Revenues fell to $2.36 billion from $3.69 billion in last year's Q3, in line with company guidance. However, the sales forecast was cut twice during the quarter.
"It is still an appallingly rotten, awful, miserable environment to be out there in. But within that context Nortel seems to be doing at least relatively well," Duncan Stewart, a partner and portfolio manager with Tera Capital Corp., told Reuters.
"I'm not rushing out and buying any more shares on this, but, given the environment, this is about as good as it gets."
Nortel said its cash balance at the end of the third quarter was $4.59 billion. It expects to end the year with more than $3 billion in cash and said it will make a debt repayment of about $200 million due in 2003.

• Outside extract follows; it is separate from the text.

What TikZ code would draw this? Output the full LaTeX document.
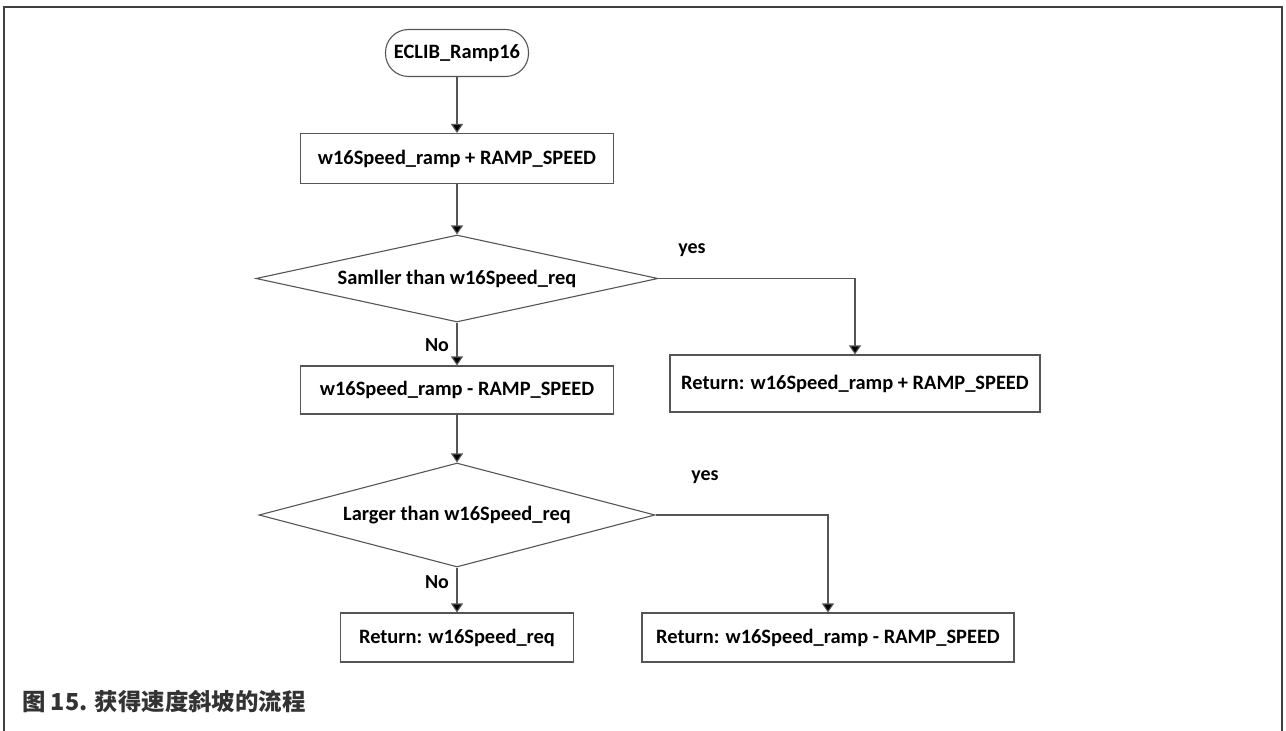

"We will continue to focus on cash management and expect we have more than sufficient cash to fund our current business model, manage our investments and meet our customer commitments,?CFO Doug Beatty said.
The company will allow its unused $1.5 billion in credit facilities, set to mature in mid-December, to expire. The line of credit depended on Nortel keeping its pro forma losses below $700 million in the first nine months of the year. The company was widely expected to miss the mark.
The breakeven target is now set at $2.4 billion in quarterly revenue with 35,000 staff. Nortel already announced in August another 7,000 cuts to push its headcount to that level, suggesting the mass layoffs may finally be over.
CEO Frank Dunn reiterated his goal to post a profit by the second quarter of 2003.
"My top priority remains returning to profitability. Performance for the quarter reinforces the progress we are making...I expect to see sequential improvements in the pro forma bottom line results in the fourth-quarter," Dunn told analysts in a conference call.
The company said it expects to take a $600 million to $700 million charge to shareholder equity at Dec. 31 to offset the effect of weaker markets on its pension plans. Nortel said it has made all required cash contributions to its registered pension plans in 2002.